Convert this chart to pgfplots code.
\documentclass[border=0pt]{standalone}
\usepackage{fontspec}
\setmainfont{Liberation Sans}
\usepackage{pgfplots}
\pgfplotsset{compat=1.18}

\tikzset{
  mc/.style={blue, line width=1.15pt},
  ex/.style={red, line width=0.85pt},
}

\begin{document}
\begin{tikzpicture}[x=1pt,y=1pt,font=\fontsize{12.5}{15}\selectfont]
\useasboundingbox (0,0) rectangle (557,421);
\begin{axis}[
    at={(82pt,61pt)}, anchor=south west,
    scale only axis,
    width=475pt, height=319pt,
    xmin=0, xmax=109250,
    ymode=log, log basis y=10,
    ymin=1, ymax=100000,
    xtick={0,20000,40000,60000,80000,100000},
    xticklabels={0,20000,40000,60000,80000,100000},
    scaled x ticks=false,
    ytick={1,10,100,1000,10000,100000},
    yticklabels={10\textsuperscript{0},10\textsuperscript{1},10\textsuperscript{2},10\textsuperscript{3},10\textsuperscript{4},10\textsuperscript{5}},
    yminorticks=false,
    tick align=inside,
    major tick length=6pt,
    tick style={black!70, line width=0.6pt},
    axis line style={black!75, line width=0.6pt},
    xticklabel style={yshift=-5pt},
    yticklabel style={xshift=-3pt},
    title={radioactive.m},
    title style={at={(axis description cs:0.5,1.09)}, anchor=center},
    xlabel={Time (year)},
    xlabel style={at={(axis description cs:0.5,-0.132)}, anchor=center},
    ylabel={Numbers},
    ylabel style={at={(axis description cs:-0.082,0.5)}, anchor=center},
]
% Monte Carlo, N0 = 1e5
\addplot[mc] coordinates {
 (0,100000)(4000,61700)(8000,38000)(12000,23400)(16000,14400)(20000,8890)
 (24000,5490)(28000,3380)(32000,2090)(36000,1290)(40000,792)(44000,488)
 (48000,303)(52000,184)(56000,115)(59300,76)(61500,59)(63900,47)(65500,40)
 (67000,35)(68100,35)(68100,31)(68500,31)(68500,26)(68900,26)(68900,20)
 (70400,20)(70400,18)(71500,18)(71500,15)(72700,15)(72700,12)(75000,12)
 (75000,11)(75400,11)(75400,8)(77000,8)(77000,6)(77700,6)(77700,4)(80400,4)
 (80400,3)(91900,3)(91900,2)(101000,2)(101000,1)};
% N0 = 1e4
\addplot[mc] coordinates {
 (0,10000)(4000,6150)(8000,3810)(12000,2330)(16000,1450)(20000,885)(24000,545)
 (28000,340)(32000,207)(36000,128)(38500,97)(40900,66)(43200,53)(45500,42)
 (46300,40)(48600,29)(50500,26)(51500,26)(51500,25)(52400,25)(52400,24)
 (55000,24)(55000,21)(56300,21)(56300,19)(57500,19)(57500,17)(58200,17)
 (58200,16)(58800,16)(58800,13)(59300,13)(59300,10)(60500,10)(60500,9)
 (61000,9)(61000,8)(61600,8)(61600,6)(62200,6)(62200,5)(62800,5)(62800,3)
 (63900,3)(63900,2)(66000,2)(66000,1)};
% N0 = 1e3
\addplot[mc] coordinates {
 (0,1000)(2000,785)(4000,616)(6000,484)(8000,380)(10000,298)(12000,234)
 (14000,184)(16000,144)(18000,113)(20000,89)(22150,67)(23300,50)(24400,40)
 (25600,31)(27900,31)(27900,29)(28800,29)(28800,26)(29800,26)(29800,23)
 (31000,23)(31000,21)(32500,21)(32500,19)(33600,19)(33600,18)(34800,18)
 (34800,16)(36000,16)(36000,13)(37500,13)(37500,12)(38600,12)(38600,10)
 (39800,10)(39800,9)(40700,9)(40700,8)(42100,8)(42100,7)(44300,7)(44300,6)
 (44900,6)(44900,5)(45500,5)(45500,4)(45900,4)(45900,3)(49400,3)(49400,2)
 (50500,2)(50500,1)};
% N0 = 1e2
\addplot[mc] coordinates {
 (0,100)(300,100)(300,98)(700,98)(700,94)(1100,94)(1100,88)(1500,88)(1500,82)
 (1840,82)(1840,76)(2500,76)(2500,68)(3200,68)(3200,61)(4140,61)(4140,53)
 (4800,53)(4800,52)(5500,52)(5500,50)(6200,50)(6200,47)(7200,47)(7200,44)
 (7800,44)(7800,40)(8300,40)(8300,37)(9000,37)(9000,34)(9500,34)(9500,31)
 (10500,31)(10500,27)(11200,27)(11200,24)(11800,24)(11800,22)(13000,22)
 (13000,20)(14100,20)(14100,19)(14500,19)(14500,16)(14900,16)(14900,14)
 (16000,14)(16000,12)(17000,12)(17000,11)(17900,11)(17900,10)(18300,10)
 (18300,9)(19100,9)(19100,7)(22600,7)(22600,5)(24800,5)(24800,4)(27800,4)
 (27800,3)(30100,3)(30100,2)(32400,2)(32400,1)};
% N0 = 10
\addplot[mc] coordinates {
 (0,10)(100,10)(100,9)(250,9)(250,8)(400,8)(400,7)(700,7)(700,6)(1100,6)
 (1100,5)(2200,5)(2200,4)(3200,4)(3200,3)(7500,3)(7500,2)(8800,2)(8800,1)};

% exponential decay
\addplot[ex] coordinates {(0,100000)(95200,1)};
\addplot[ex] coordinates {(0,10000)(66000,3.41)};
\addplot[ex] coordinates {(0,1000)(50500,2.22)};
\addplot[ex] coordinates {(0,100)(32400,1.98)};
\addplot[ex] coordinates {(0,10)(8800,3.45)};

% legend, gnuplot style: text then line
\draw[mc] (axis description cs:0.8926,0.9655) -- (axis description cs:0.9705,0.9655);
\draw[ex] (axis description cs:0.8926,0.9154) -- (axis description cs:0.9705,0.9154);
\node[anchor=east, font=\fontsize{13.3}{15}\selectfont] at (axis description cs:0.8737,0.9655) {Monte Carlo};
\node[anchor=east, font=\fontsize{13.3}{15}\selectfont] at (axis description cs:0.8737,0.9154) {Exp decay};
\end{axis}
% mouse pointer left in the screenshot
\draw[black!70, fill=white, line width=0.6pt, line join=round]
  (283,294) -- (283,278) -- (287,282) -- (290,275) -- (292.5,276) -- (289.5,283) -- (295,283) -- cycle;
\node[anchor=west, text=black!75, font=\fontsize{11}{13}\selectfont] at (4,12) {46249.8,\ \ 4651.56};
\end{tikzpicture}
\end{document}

- - - -

EXERCISE DIRECTIONS:
Extract each line from the listing above, please, and repeat it exactly.

SOLUTION TO THIS EXERCISE:
Convert this chart to pgfplots code.
\documentclass[border=0pt]{standalone}
\usepackage{fontspec}
\setmainfont{Liberation Sans}
\usepackage{pgfplots}
\pgfplotsset{compat=1.18}

\tikzset{
  mc/.style={blue, line width=1.15pt},
  ex/.style={red, line width=0.85pt},
}

\begin{document}
\begin{tikzpicture}[x=1pt,y=1pt,font=\fontsize{12.5}{15}\selectfont]
\useasboundingbox (0,0) rectangle (557,421);
\begin{axis}[
    at={(82pt,61pt)}, anchor=south west,
    scale only axis,
    width=475pt, height=319pt,
    xmin=0, xmax=109250,
    ymode=log, log basis y=10,
    ymin=1, ymax=100000,
    xtick={0,20000,40000,60000,80000,100000},
    xticklabels={0,20000,40000,60000,80000,100000},
    scaled x ticks=false,
    ytick={1,10,100,1000,10000,100000},
    yticklabels={10\textsuperscript{0},10\textsuperscript{1},10\textsuperscript{2},10\textsuperscript{3},10\textsuperscript{4},10\textsuperscript{5}},
    yminorticks=false,
    tick align=inside,
    major tick length=6pt,
    tick style={black!70, line width=0.6pt},
    axis line style={black!75, line width=0.6pt},
    xticklabel style={yshift=-5pt},
    yticklabel style={xshift=-3pt},
    title={radioactive.m},
    title style={at={(axis description cs:0.5,1.09)}, anchor=center},
    xlabel={Time (year)},
    xlabel style={at={(axis description cs:0.5,-0.132)}, anchor=center},
    ylabel={Numbers},
    ylabel style={at={(axis description cs:-0.082,0.5)}, anchor=center},
]
% Monte Carlo, N0 = 1e5
\addplot[mc] coordinates {
 (0,100000)(4000,61700)(8000,38000)(12000,23400)(16000,14400)(20000,8890)
 (24000,5490)(28000,3380)(32000,2090)(36000,1290)(40000,792)(44000,488)
 (48000,303)(52000,184)(56000,115)(59300,76)(61500,59)(63900,47)(65500,40)
 (67000,35)(68100,35)(68100,31)(68500,31)(68500,26)(68900,26)(68900,20)
 (70400,20)(70400,18)(71500,18)(71500,15)(72700,15)(72700,12)(75000,12)
 (75000,11)(75400,11)(75400,8)(77000,8)(77000,6)(77700,6)(77700,4)(80400,4)
 (80400,3)(91900,3)(91900,2)(101000,2)(101000,1)};
% N0 = 1e4
\addplot[mc] coordinates {
 (0,10000)(4000,6150)(8000,3810)(12000,2330)(16000,1450)(20000,885)(24000,545)
 (28000,340)(32000,207)(36000,128)(38500,97)(40900,66)(43200,53)(45500,42)
 (46300,40)(48600,29)(50500,26)(51500,26)(51500,25)(52400,25)(52400,24)
 (55000,24)(55000,21)(56300,21)(56300,19)(57500,19)(57500,17)(58200,17)
 (58200,16)(58800,16)(58800,13)(59300,13)(59300,10)(60500,10)(60500,9)
 (61000,9)(61000,8)(61600,8)(61600,6)(62200,6)(62200,5)(62800,5)(62800,3)
 (63900,3)(63900,2)(66000,2)(66000,1)};
% N0 = 1e3
\addplot[mc] coordinates {
 (0,1000)(2000,785)(4000,616)(6000,484)(8000,380)(10000,298)(12000,234)
 (14000,184)(16000,144)(18000,113)(20000,89)(22150,67)(23300,50)(24400,40)
 (25600,31)(27900,31)(27900,29)(28800,29)(28800,26)(29800,26)(29800,23)
 (31000,23)(31000,21)(32500,21)(32500,19)(33600,19)(33600,18)(34800,18)
 (34800,16)(36000,16)(36000,13)(37500,13)(37500,12)(38600,12)(38600,10)
 (39800,10)(39800,9)(40700,9)(40700,8)(42100,8)(42100,7)(44300,7)(44300,6)
 (44900,6)(44900,5)(45500,5)(45500,4)(45900,4)(45900,3)(49400,3)(49400,2)
 (50500,2)(50500,1)};
% N0 = 1e2
\addplot[mc] coordinates {
 (0,100)(300,100)(300,98)(700,98)(700,94)(1100,94)(1100,88)(1500,88)(1500,82)
 (1840,82)(1840,76)(2500,76)(2500,68)(3200,68)(3200,61)(4140,61)(4140,53)
 (4800,53)(4800,52)(5500,52)(5500,50)(6200,50)(6200,47)(7200,47)(7200,44)
 (7800,44)(7800,40)(8300,40)(8300,37)(9000,37)(9000,34)(9500,34)(9500,31)
 (10500,31)(10500,27)(11200,27)(11200,24)(11800,24)(11800,22)(13000,22)
 (13000,20)(14100,20)(14100,19)(14500,19)(14500,16)(14900,16)(14900,14)
 (16000,14)(16000,12)(17000,12)(17000,11)(17900,11)(17900,10)(18300,10)
 (18300,9)(19100,9)(19100,7)(22600,7)(22600,5)(24800,5)(24800,4)(27800,4)
 (27800,3)(30100,3)(30100,2)(32400,2)(32400,1)};
% N0 = 10
\addplot[mc] coordinates {
 (0,10)(100,10)(100,9)(250,9)(250,8)(400,8)(400,7)(700,7)(700,6)(1100,6)
 (1100,5)(2200,5)(2200,4)(3200,4)(3200,3)(7500,3)(7500,2)(8800,2)(8800,1)};

% exponential decay
\addplot[ex] coordinates {(0,100000)(95200,1)};
\addplot[ex] coordinates {(0,10000)(66000,3.41)};
\addplot[ex] coordinates {(0,1000)(50500,2.22)};
\addplot[ex] coordinates {(0,100)(32400,1.98)};
\addplot[ex] coordinates {(0,10)(8800,3.45)};

% legend, gnuplot style: text then line
\draw[mc] (axis description cs:0.8926,0.9655) -- (axis description cs:0.9705,0.9655);
\draw[ex] (axis description cs:0.8926,0.9154) -- (axis description cs:0.9705,0.9154);
\node[anchor=east, font=\fontsize{13.3}{15}\selectfont] at (axis description cs:0.8737,0.9655) {Monte Carlo};
\node[anchor=east, font=\fontsize{13.3}{15}\selectfont] at (axis description cs:0.8737,0.9154) {Exp decay};
\end{axis}
% mouse pointer left in the screenshot
\draw[black!70, fill=white, line width=0.6pt, line join=round]
  (283,294) -- (283,278) -- (287,282) -- (290,275) -- (292.5,276) -- (289.5,283) -- (295,283) -- cycle;
\node[anchor=west, text=black!75, font=\fontsize{11}{13}\selectfont] at (4,12) {46249.8,\ \ 4651.56};
\end{tikzpicture}
\end{document}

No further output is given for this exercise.